Charts and diagrams as code
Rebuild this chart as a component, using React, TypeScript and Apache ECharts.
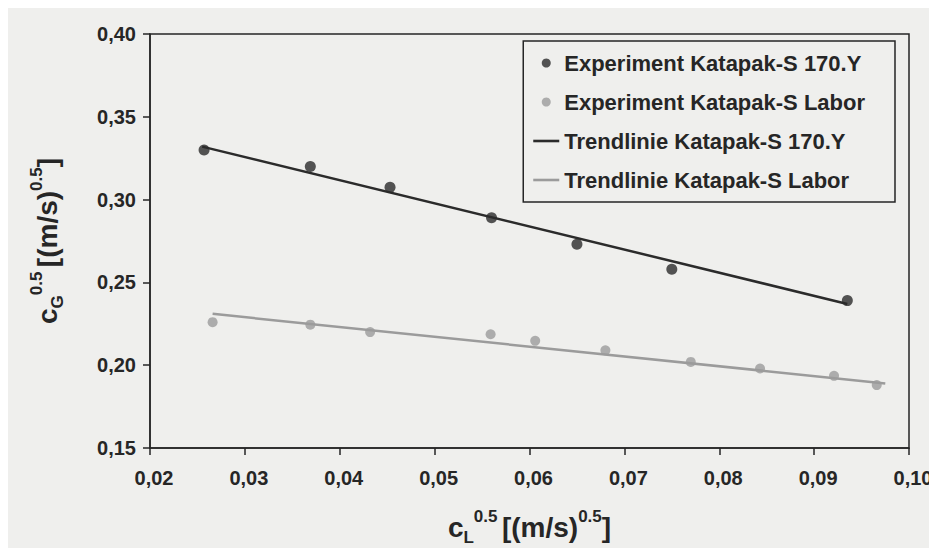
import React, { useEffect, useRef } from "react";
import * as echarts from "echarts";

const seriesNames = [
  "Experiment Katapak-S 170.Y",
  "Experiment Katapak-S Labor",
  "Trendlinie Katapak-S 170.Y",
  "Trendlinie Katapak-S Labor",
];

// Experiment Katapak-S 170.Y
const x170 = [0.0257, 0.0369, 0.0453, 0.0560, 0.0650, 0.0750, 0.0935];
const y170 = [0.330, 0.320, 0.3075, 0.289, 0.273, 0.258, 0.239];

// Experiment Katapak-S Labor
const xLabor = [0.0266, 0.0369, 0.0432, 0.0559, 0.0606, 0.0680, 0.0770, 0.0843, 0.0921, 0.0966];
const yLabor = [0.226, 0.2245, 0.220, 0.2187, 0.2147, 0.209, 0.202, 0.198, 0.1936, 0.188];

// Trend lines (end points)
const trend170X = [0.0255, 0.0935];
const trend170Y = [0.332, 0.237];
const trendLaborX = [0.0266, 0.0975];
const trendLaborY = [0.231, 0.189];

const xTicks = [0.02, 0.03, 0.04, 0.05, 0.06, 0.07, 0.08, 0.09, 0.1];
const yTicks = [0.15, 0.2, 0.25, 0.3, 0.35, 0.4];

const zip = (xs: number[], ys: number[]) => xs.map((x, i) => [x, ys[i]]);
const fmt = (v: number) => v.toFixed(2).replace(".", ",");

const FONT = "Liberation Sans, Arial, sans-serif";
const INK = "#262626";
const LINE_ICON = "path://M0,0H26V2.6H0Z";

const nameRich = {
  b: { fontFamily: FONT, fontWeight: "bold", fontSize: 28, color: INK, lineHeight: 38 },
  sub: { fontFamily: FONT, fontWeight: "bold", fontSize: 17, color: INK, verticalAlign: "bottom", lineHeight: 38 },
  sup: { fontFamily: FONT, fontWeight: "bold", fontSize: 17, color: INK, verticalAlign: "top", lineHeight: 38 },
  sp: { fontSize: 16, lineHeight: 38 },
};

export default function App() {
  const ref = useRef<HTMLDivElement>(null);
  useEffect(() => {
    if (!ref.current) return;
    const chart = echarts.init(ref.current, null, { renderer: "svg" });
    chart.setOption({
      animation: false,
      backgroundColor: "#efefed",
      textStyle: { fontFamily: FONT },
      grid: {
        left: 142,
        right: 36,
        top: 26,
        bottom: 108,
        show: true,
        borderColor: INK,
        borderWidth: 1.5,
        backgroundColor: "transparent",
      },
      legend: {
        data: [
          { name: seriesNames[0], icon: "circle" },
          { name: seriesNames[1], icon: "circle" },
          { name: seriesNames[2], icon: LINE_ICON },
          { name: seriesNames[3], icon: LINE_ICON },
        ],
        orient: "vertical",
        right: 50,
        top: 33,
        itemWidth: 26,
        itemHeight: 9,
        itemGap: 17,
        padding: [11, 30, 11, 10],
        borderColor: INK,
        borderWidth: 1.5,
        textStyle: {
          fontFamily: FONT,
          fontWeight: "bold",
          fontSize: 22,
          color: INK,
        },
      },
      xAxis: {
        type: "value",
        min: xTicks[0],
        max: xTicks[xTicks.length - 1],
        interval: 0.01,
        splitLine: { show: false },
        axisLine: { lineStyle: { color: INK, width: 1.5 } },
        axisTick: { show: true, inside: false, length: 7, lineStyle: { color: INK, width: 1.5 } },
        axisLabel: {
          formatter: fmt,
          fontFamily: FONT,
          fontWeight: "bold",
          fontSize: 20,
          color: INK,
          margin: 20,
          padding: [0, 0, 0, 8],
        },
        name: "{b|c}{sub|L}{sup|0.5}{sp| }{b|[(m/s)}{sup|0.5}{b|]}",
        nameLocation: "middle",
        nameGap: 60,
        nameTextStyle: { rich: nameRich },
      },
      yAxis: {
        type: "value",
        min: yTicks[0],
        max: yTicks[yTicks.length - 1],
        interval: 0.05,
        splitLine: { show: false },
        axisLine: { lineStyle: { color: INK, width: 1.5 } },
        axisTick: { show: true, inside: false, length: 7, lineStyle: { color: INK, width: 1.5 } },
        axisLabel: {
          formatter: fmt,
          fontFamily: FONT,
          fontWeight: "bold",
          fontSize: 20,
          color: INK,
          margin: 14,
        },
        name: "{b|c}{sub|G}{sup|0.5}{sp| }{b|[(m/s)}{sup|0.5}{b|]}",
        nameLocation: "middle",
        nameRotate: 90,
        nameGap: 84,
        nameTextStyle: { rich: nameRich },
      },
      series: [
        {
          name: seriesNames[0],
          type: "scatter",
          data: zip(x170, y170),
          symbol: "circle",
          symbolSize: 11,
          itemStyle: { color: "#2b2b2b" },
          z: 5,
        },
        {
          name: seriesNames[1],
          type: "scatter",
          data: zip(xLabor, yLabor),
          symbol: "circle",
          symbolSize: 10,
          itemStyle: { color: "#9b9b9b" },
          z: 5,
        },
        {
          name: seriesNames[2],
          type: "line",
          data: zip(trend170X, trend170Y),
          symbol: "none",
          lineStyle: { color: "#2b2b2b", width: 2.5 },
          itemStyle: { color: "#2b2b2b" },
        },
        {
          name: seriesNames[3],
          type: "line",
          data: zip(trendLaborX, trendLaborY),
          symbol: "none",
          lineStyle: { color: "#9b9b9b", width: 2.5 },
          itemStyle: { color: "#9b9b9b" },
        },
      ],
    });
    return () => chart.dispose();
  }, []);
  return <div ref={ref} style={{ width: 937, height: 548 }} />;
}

---

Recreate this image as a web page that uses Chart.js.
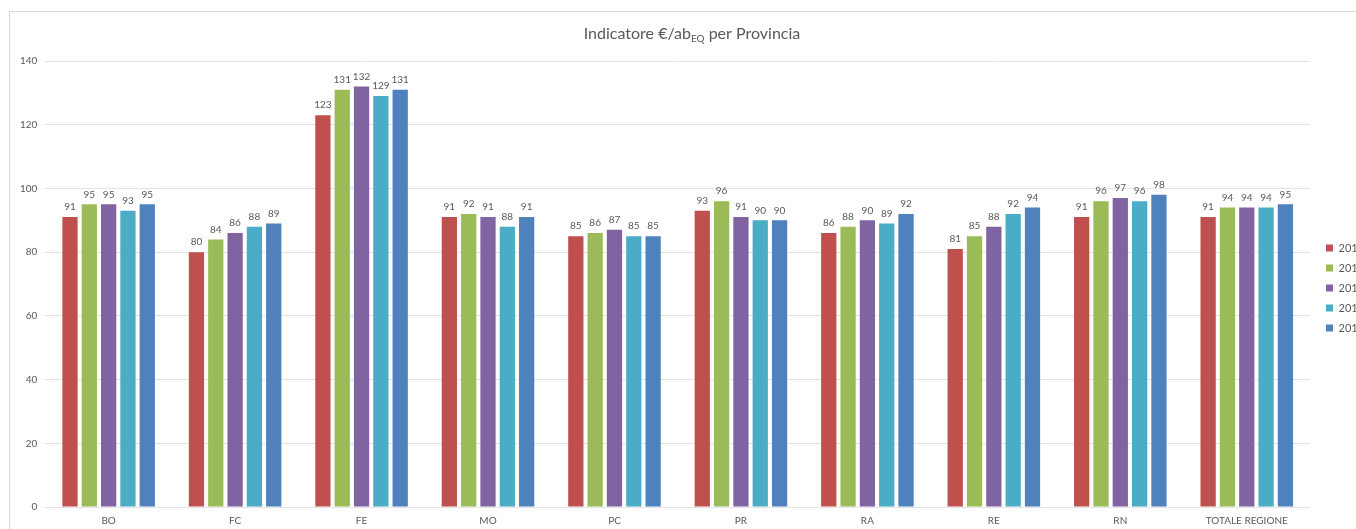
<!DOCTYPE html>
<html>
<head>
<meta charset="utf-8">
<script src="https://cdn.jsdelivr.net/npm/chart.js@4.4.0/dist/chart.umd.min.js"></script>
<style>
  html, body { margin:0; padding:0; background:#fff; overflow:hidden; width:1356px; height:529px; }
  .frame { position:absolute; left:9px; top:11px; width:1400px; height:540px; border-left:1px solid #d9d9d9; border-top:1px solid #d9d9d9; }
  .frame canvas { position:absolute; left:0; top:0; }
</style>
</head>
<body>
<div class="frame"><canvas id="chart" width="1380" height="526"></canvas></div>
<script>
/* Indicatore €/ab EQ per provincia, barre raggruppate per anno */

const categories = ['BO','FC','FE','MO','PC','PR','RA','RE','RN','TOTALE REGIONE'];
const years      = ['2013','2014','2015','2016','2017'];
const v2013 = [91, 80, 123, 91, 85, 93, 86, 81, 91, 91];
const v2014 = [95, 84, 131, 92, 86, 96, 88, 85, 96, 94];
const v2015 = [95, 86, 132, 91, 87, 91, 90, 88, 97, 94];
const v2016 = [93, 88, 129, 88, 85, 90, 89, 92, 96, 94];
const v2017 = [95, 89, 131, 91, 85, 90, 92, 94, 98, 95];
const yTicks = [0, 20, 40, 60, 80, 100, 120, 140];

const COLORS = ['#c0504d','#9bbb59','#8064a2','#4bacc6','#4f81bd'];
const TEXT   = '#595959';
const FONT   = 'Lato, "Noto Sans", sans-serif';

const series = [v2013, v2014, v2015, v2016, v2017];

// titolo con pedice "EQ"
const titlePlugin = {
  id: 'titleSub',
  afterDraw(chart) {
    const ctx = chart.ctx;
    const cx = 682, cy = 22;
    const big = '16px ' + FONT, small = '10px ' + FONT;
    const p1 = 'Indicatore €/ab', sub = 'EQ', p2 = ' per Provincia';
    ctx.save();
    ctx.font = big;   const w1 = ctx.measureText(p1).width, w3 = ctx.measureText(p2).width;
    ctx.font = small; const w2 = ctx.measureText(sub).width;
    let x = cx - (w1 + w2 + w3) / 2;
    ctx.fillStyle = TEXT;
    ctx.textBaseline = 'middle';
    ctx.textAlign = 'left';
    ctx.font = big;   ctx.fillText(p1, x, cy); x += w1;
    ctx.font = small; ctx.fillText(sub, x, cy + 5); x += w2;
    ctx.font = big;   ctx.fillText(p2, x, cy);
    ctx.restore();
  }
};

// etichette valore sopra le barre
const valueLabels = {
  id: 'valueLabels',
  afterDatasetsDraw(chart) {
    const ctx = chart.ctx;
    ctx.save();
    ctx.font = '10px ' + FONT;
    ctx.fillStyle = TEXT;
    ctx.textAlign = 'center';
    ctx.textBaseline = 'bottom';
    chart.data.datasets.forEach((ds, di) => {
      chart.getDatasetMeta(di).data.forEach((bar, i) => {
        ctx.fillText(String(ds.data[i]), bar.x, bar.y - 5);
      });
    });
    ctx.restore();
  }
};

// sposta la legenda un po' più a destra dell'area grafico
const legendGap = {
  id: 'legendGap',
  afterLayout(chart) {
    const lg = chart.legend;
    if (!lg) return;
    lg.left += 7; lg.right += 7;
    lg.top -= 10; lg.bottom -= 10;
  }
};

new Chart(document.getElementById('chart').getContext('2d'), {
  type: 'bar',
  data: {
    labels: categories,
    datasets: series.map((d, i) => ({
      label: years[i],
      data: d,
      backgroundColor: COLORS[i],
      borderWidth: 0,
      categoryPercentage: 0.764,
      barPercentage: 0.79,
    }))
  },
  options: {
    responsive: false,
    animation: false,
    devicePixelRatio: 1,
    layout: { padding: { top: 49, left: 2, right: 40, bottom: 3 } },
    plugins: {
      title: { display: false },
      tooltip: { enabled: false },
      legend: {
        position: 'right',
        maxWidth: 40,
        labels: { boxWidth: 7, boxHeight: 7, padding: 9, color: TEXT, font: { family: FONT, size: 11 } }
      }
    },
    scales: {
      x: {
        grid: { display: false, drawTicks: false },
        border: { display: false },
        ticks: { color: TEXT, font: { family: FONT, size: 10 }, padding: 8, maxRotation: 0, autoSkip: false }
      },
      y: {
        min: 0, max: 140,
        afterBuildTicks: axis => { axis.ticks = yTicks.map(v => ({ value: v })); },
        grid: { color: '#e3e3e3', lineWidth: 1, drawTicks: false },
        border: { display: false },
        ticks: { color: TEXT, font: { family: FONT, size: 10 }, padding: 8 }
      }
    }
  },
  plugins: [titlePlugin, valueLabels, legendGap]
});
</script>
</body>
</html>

Job: Copy out all lines where the word "this" appears.

Correct output:
Rebuild this chart as a component, using React, TypeScript and Apache ECharts.
Recreate this image as a web page that uses Chart.js.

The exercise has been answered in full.